06/10/20

Somos e fomos todos fascistas? (4)

Concluindo esta conversa, eu diria que há efetivamente alguma coisa em comum entre o fascismo e os estados sociais da Europa pós-guerra, nomeadamente a defesa de alguma espécie de estado social, a busca de um sistema menos liberal que o capitalismo do século XIX mas menos intervencionista (e mantendo a propriedade privada dos meios de produção) que o marxismo, e a colaboração entre o estado, os sindicatos e o patronato - mas diferem radicalmente na questão do líder autoritário versus democracia bastante negociada, e largamente também na do conforto material versus vida heróica e gloriosa.
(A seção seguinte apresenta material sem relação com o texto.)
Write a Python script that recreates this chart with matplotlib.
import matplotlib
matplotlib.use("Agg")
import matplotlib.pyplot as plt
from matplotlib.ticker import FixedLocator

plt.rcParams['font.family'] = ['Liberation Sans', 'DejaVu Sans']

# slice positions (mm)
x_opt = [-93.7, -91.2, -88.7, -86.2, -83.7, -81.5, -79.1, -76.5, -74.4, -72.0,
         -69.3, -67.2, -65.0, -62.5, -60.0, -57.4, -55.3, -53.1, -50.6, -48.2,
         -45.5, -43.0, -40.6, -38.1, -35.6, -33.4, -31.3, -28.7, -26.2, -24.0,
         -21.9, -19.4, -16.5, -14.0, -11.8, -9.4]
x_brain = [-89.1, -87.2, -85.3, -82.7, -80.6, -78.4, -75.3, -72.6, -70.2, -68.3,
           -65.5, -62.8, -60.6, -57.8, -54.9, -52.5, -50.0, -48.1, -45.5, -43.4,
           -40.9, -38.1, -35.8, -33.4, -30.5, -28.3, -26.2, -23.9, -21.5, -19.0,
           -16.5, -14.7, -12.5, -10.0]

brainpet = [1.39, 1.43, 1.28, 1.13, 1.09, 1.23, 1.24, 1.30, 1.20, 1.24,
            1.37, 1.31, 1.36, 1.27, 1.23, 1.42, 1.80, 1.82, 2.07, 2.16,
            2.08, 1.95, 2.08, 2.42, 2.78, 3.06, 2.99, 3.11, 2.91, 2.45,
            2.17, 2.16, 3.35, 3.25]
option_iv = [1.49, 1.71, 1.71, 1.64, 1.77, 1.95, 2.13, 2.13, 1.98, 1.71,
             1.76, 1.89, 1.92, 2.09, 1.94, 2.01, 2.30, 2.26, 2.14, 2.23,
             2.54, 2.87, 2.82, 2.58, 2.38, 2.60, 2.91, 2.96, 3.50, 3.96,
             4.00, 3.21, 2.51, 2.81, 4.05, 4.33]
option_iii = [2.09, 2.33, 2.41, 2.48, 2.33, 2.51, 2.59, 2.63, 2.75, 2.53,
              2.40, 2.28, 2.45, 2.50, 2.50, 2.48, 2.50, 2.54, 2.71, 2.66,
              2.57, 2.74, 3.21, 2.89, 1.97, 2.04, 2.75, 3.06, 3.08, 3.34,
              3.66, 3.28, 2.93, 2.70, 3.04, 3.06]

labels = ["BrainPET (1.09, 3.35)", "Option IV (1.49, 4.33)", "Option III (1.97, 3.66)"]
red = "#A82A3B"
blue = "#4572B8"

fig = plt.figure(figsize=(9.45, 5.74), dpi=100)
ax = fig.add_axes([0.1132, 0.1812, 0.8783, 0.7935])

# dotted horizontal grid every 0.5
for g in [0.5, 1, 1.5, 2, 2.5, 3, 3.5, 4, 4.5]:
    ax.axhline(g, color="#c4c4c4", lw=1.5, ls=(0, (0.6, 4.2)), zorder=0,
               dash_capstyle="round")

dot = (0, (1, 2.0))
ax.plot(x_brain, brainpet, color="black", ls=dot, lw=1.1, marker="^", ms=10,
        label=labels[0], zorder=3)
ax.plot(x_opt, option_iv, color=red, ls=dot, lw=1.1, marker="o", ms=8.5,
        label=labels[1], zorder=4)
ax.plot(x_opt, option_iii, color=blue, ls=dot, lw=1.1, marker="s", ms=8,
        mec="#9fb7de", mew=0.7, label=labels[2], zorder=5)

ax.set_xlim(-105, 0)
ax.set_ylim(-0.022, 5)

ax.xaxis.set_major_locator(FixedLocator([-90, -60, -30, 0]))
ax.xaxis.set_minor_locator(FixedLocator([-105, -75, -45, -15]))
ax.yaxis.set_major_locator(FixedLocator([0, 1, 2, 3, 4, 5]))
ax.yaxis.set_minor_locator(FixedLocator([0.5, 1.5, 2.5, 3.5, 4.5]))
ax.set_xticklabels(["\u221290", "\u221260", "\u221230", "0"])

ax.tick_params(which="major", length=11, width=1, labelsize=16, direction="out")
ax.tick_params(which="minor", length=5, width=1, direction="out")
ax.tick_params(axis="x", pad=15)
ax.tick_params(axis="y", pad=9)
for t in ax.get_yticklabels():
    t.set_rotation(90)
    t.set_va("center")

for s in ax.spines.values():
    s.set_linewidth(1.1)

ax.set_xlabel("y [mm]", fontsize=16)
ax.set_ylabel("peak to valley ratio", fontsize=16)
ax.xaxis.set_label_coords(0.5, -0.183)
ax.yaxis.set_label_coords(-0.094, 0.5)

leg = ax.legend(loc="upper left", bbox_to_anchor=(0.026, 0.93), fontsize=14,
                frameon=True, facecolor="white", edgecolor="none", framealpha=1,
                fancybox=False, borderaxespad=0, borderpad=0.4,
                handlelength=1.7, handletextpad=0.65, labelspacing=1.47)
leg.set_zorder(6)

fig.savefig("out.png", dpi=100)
Se comparada com as versões mais extremas da "nova esquerda", o fascismo tem algumas semelhanças na parte de um certo anti-materialismo (os esquerdistas dizem que são contra o "consumismo" e não contra o "materialismo", mas isso é em parte semântica) - uns em nome das virtudes heróicas e militares, outros em nome do trabalho criativo e da auto-expressão (parece muito diferente - ou talvez o oposto, para quem esteja habituado a filmes com o argumento "o pai quer que o filho vá para os fuzileiros, mas ele quer seguir Belas-Artes" - mas ambas as atitudes têm em comum a ideia de que a atividade humana deve ser motivada por algo "superior" a ganhar dinheiro e de recusa da supostamente monótona vida "burguesa"), mas a oposição é ainda maior no que diz respeito a questões de respeito pela autoridade ou por hierarquias (que a nova esquerda tendia a rejeitar ainda mais do que os democratas do pós-guerra), ou do pessimismo histórico dos fascistas (que tendem a ver a civilização sempre à beira do colapso e a necessitar de ser salva por heróis) versus o utopismo da nova esquerda (dada a acreditar que a sociedade sem qualquer espécie de opressão ou frustração está ao virar da esquina).
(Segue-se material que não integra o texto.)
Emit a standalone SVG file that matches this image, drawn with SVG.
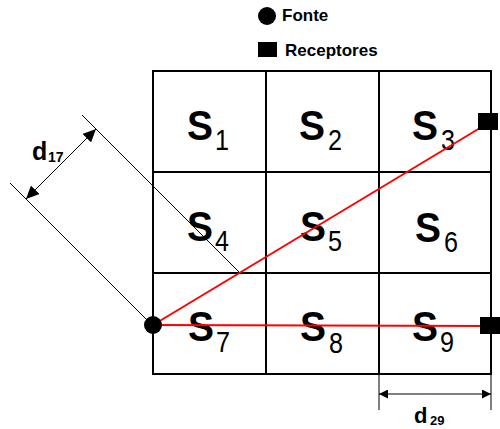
<svg xmlns="http://www.w3.org/2000/svg" width="500" height="429" viewBox="0 0 500 429">
<style>
.grid{fill:none;stroke:#000;stroke-width:2}
.dim{fill:none;stroke:#000;stroke-width:1}
.ray{fill:none;stroke:#f00;stroke-width:2}
.s{font-family:"Liberation Sans",Arial,sans-serif;font-weight:bold;font-size:42px;fill:#000}
.sub{font-family:"Liberation Sans",Arial,sans-serif;font-size:30px;fill:#000}
.lbl{font-family:"Liberation Sans",Arial,sans-serif;font-weight:bold;fill:#000}
</style>
<defs>
<marker id="arrowL" viewBox="0 0 13 12" refX="13" refY="6" markerWidth="13" markerHeight="12" markerUnits="userSpaceOnUse" orient="auto-start-reverse">
<path d="M0,0 L13,6 L0,12 z" fill="#000"/>
</marker>
<marker id="arrowS" viewBox="0 0 9 9" refX="9" refY="4.5" markerWidth="9" markerHeight="9" markerUnits="userSpaceOnUse" orient="auto-start-reverse">
<path d="M0,0 L9,4.5 L0,9 z" fill="#000"/>
</marker>
</defs>
<rect width="500" height="429" fill="#fff"/>
<g id="grid">
<rect class="grid" x="153" y="71" width="338" height="303"/>
<line class="grid" x1="266" y1="71" x2="266" y2="374"/>
<line class="grid" x1="379" y1="71" x2="379" y2="374"/>
<line class="grid" x1="153" y1="172" x2="491" y2="172"/>
<line class="grid" x1="153" y1="273" x2="491" y2="273"/>
</g>
<g id="connectors">
<line class="dim" x1="82" y1="115" x2="240" y2="273"/>
<line class="dim" x1="10" y1="183" x2="152" y2="325"/>
<line class="dim" x1="96" y1="129" x2="26" y2="199" marker-start="url(#arrowL)" marker-end="url(#arrowL)"/>
<line class="dim" x1="379" y1="374" x2="379" y2="410"/>
<line class="dim" x1="491" y1="374" x2="491" y2="410"/>
<line class="dim" x1="379" y1="394" x2="491" y2="394" marker-start="url(#arrowS)" marker-end="url(#arrowS)"/>
</g>
<g id="S1"><text class="s" x="187" y="140" textLength="26" lengthAdjust="spacingAndGlyphs">S</text><text class="sub" x="215" y="150" textLength="14" lengthAdjust="spacingAndGlyphs">1</text></g>
<g id="S2"><text class="s" x="299" y="140" textLength="26" lengthAdjust="spacingAndGlyphs">S</text><text class="sub" x="328" y="150" textLength="14" lengthAdjust="spacingAndGlyphs">2</text></g>
<g id="S3"><text class="s" x="412" y="140" textLength="26" lengthAdjust="spacingAndGlyphs">S</text><text class="sub" x="441" y="150" textLength="14" lengthAdjust="spacingAndGlyphs">3</text></g>
<g id="S4"><text class="s" x="187" y="241" textLength="26" lengthAdjust="spacingAndGlyphs">S</text><text class="sub" x="215" y="251" textLength="14" lengthAdjust="spacingAndGlyphs">4</text></g>
<g id="S5"><text class="s" x="300" y="241" textLength="26" lengthAdjust="spacingAndGlyphs">S</text><text class="sub" x="328" y="251" textLength="14" lengthAdjust="spacingAndGlyphs">5</text></g>
<g id="S6"><text class="s" x="415" y="242" textLength="26" lengthAdjust="spacingAndGlyphs">S</text><text class="sub" x="444" y="252" textLength="14" lengthAdjust="spacingAndGlyphs">6</text></g>
<g id="S7"><text class="s" x="188" y="341" textLength="26" lengthAdjust="spacingAndGlyphs">S</text><text class="sub" x="216" y="352" textLength="14" lengthAdjust="spacingAndGlyphs">7</text></g>
<g id="S8"><text class="s" x="300" y="341" textLength="26" lengthAdjust="spacingAndGlyphs">S</text><text class="sub" x="329" y="353" textLength="14" lengthAdjust="spacingAndGlyphs">8</text></g>
<g id="S9"><text class="s" x="412" y="341" textLength="26" lengthAdjust="spacingAndGlyphs">S</text><text class="sub" x="440" y="352" textLength="14" lengthAdjust="spacingAndGlyphs">9</text></g>
<g id="rays">
<line class="ray" x1="153" y1="325" x2="490" y2="122"/>
<line class="ray" x1="153" y1="325" x2="490" y2="326"/>
</g>
<g id="source"><circle cx="153" cy="325" r="9" fill="#000"/></g>
<g id="receptor3"><rect x="478" y="113" width="20" height="17" fill="#000"/></g>
<g id="receptor9"><rect x="480" y="317" width="20" height="17" fill="#000"/></g>
<g id="d17"><text class="lbl" x="32" y="160" font-size="25">d</text><text class="lbl" x="48" y="162" font-size="14">17</text></g>
<g id="d29"><text class="lbl" x="414" y="423" font-size="22">d</text><text class="lbl" x="430" y="425" font-size="13">29</text></g>
<g id="legend">
<circle cx="267" cy="16" r="9" fill="#000"/>
<text class="lbl" x="282" y="21" font-size="17">Fonte</text>
<rect x="258" y="42" width="19" height="15" fill="#000"/>
<text class="lbl" x="285" y="56" font-size="17">Receptores</text>
</g>
</svg>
Agora, eu há muito tempo que ando a pensar numa teoria (em parte uma versão alterada e aprofundada do "gráfico de Pournelle"), que um dia hei de pôr num post, dum esquema bi-dimensional, sendo uma dimensão romantismo vs. iluminismo (sim, sim, esta oposição é muito contestável), e a outra coletivismo vs, individualismo (outra oposição muito contestável...), havendo uma grande tendência para alianças na diagonal (iluminismo-coletivismo e romantismo-individualismo de um lado, romantismo-coletivismo e iluminismo-individualismo do outro); neste esquema, o fascismo é uma variante de romantismo coletivista, o estado social de iluminismo coletivista e a "nova esquerda" já entra um bocado no romantismo individualista (o liberalismo fica no iluminismo individualista). E por isso quem for especificamente à procura, consegue encontrar semelhança do fascismo tanto com o estado social-democrata como com a "nova esquerda".